## Written exercise
Copy from the first line below down to and including the line with "plt.rcParams['font.family'] = ['Open". Skip the pictures.

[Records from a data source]

<<<<

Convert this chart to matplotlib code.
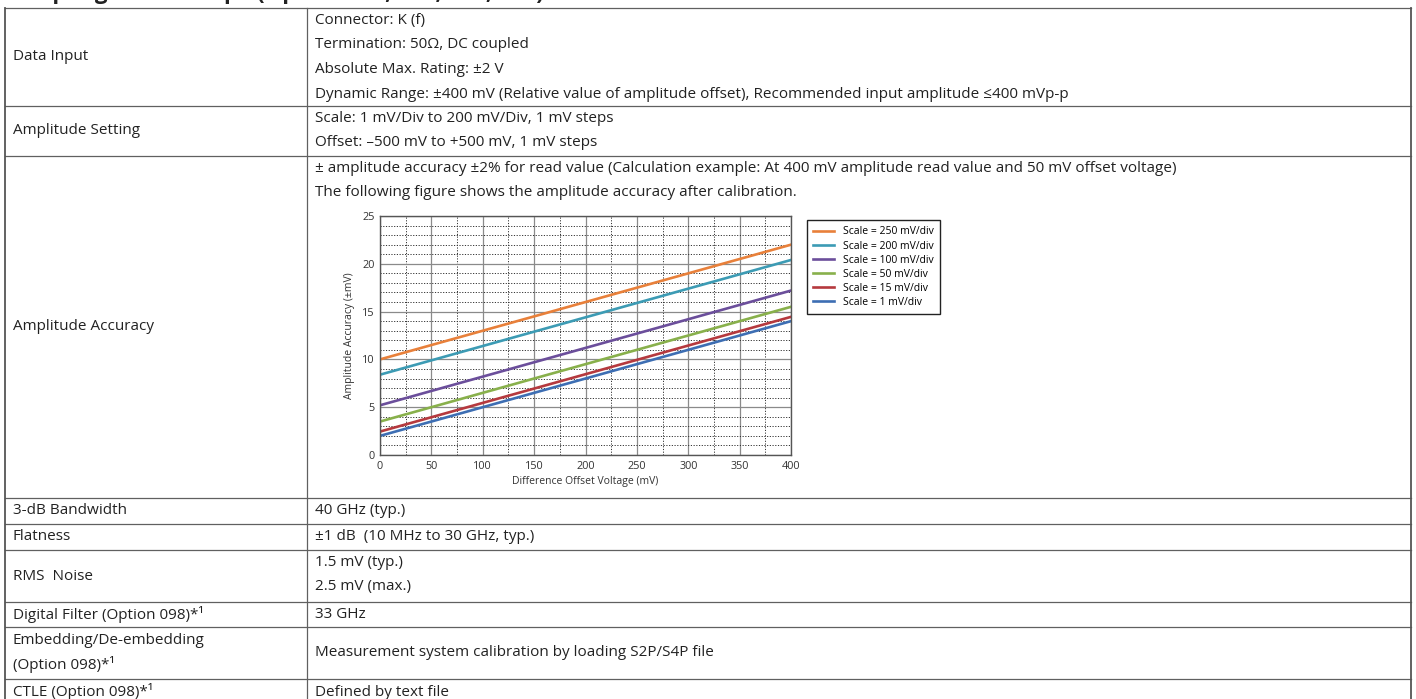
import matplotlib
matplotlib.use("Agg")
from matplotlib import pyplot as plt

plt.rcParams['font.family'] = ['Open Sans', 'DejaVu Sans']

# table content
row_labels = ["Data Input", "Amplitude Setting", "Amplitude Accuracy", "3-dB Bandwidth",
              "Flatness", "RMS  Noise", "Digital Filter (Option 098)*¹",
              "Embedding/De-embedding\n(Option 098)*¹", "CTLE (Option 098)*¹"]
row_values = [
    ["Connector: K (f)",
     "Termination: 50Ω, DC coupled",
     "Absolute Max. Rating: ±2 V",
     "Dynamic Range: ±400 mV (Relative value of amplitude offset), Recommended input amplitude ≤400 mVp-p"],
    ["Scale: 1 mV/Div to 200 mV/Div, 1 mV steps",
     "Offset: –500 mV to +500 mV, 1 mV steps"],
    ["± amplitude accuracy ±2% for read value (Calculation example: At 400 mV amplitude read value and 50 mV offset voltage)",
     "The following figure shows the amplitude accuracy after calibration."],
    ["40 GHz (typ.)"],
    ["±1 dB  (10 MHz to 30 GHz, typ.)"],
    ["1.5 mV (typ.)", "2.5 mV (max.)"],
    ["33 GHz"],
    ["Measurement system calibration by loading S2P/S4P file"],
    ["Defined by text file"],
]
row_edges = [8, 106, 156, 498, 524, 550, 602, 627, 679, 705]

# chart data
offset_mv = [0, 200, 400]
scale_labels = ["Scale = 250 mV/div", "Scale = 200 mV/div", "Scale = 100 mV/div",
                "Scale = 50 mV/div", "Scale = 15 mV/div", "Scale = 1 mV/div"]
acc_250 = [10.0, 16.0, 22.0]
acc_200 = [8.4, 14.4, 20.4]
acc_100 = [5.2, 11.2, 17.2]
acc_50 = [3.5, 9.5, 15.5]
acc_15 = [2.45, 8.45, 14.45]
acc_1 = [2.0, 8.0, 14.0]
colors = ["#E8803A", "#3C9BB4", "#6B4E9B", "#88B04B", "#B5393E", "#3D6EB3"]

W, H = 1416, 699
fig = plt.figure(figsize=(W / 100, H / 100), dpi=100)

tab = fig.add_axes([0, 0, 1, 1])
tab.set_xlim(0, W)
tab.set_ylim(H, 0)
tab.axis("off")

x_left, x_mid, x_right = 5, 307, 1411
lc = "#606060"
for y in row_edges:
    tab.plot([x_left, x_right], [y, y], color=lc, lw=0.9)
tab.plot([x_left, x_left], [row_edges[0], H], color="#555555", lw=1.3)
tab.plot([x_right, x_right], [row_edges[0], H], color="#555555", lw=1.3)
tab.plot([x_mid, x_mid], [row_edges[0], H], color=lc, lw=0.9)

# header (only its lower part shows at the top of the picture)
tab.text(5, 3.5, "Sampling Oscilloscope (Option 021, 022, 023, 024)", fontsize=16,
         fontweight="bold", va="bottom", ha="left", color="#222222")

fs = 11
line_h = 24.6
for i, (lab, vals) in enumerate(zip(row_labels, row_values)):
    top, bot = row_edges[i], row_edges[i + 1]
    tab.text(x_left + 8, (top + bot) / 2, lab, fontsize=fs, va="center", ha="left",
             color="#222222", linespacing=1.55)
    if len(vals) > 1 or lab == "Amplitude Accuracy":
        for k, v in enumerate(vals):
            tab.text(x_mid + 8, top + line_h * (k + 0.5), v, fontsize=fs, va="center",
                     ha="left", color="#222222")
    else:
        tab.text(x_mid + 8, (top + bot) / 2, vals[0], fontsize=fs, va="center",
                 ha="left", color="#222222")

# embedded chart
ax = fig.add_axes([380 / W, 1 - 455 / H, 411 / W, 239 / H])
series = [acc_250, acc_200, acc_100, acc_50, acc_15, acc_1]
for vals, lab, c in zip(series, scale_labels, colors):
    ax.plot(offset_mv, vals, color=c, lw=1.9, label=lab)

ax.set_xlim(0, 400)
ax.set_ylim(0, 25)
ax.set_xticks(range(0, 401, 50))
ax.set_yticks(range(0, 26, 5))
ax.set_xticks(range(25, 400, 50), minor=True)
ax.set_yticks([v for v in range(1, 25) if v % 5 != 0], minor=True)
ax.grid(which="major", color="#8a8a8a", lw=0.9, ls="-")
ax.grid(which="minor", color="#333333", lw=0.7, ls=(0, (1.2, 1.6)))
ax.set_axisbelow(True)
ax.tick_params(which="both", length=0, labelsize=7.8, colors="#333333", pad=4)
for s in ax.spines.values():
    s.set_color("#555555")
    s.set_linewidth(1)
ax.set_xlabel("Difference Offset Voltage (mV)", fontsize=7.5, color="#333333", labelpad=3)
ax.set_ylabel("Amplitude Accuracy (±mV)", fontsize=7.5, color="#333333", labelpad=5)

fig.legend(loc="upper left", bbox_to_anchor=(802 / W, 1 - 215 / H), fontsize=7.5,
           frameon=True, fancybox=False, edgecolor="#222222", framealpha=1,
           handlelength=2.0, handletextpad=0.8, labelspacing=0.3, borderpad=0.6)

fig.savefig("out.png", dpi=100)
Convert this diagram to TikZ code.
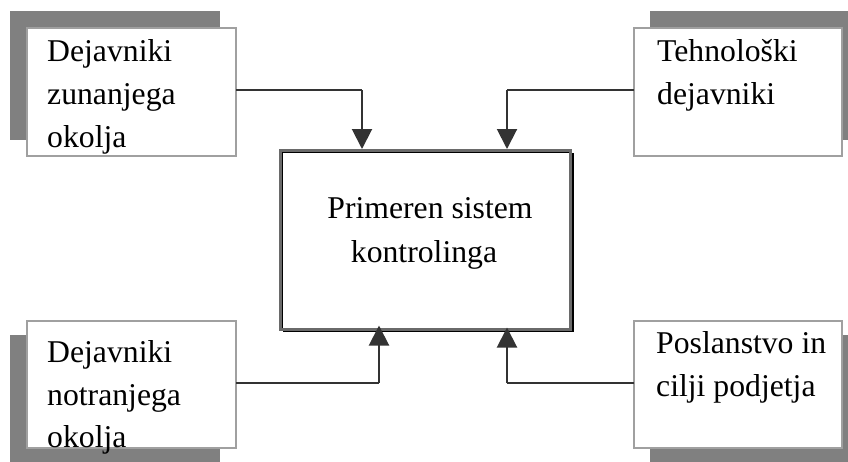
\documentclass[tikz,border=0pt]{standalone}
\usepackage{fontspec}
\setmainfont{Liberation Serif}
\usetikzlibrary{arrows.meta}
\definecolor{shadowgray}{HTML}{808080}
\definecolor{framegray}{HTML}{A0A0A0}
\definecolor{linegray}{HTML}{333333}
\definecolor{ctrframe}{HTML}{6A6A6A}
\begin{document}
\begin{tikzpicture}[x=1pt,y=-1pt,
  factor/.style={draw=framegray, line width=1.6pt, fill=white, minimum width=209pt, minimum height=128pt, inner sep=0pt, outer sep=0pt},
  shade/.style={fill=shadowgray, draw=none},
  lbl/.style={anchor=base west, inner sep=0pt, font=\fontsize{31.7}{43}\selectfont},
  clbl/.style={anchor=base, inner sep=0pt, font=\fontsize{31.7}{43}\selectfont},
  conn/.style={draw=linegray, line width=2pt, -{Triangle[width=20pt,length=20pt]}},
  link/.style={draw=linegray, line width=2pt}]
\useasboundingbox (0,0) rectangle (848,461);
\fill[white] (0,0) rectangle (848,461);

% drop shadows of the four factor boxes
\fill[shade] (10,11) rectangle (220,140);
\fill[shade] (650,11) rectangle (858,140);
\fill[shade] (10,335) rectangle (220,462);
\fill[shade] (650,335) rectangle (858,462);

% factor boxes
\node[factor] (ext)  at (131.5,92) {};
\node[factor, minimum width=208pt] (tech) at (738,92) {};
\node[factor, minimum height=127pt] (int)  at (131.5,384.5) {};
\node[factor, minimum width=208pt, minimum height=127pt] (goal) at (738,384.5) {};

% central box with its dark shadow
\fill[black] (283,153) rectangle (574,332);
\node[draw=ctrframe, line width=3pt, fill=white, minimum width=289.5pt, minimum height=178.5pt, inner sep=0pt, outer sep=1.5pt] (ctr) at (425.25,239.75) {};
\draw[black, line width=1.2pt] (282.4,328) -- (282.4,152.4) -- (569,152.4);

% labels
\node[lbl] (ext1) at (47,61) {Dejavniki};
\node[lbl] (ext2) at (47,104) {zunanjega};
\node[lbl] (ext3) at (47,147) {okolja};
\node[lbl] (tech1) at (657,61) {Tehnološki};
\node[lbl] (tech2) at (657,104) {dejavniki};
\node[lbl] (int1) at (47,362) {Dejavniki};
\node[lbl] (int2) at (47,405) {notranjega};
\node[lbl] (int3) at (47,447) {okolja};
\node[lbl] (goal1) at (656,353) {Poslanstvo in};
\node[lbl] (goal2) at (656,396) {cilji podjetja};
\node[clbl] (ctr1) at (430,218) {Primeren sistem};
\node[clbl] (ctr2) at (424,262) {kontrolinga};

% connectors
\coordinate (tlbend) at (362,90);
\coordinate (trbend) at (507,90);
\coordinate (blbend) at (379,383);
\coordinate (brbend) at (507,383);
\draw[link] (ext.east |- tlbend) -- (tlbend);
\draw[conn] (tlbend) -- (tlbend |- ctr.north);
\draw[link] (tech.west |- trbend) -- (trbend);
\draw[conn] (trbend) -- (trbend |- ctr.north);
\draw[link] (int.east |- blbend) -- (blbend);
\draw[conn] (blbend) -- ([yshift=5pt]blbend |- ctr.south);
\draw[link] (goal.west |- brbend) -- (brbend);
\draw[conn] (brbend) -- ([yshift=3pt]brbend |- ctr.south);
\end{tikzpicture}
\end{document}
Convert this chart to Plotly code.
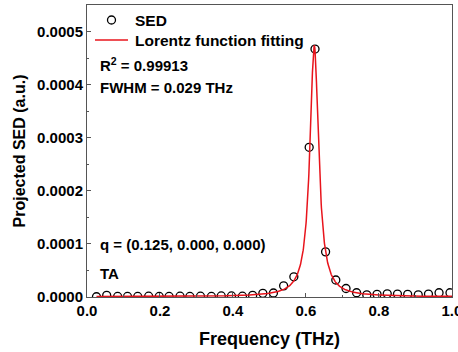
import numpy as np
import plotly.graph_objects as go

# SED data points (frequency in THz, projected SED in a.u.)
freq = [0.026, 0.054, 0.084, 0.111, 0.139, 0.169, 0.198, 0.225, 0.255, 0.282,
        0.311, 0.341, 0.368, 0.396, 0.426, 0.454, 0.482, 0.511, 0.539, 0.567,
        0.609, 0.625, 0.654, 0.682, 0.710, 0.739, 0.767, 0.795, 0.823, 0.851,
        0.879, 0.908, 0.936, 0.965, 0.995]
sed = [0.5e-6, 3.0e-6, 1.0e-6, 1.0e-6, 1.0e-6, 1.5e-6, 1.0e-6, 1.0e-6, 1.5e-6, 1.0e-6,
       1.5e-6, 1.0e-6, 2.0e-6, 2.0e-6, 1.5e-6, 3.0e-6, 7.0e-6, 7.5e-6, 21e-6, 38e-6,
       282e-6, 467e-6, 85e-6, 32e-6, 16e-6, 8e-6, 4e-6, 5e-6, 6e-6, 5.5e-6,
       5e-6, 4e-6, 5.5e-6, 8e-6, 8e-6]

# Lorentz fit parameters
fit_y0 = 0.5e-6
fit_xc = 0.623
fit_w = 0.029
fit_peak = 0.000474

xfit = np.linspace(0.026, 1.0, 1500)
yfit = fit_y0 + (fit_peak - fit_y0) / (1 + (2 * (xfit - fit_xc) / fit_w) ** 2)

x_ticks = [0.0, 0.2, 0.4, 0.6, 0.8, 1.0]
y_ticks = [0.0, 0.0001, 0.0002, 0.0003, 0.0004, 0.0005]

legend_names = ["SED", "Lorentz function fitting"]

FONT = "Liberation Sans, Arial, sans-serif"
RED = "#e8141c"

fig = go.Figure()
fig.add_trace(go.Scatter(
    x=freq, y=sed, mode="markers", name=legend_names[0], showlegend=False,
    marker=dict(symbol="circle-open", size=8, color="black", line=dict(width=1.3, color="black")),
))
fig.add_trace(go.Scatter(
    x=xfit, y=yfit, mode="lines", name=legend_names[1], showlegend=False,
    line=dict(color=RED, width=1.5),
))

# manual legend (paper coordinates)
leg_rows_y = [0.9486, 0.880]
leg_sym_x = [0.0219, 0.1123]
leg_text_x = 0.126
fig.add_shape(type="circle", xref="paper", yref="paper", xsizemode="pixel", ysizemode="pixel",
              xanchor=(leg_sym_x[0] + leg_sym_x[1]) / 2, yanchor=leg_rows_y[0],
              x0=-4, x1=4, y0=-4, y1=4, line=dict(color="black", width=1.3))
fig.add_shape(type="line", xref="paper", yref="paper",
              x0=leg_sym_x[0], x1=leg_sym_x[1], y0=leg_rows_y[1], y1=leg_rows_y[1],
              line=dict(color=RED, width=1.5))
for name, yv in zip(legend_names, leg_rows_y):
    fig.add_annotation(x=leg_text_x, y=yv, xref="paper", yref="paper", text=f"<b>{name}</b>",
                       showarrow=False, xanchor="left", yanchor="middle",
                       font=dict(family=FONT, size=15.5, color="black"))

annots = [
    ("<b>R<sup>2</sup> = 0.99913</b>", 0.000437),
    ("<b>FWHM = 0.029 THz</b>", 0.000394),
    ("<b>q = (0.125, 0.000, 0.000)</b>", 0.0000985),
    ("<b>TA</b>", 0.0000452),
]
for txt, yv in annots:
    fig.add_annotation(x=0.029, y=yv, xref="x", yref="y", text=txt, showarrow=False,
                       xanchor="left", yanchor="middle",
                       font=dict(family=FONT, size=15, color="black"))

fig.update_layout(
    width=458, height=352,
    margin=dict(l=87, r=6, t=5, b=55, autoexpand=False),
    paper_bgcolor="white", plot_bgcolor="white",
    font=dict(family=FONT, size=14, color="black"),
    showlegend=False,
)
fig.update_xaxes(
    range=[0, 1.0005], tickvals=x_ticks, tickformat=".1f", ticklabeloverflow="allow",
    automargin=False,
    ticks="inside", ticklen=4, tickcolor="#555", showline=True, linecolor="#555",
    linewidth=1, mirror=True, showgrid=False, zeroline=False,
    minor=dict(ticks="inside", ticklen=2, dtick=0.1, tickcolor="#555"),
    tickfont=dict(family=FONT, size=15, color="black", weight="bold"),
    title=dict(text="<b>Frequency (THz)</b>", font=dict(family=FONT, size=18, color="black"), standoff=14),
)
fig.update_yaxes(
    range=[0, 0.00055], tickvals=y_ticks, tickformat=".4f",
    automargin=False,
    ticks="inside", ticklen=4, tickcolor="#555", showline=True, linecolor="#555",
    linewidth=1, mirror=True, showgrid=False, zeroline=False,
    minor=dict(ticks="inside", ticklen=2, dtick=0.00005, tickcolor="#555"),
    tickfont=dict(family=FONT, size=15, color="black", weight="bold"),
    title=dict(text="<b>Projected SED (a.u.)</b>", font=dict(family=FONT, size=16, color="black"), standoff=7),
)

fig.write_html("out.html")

>>>>

## Output for this exercise
Convert this chart to matplotlib code.
import matplotlib
matplotlib.use("Agg")
from matplotlib import pyplot as plt

plt.rcParams['font.family'] = ['Open Sans', 'DejaVu Sans']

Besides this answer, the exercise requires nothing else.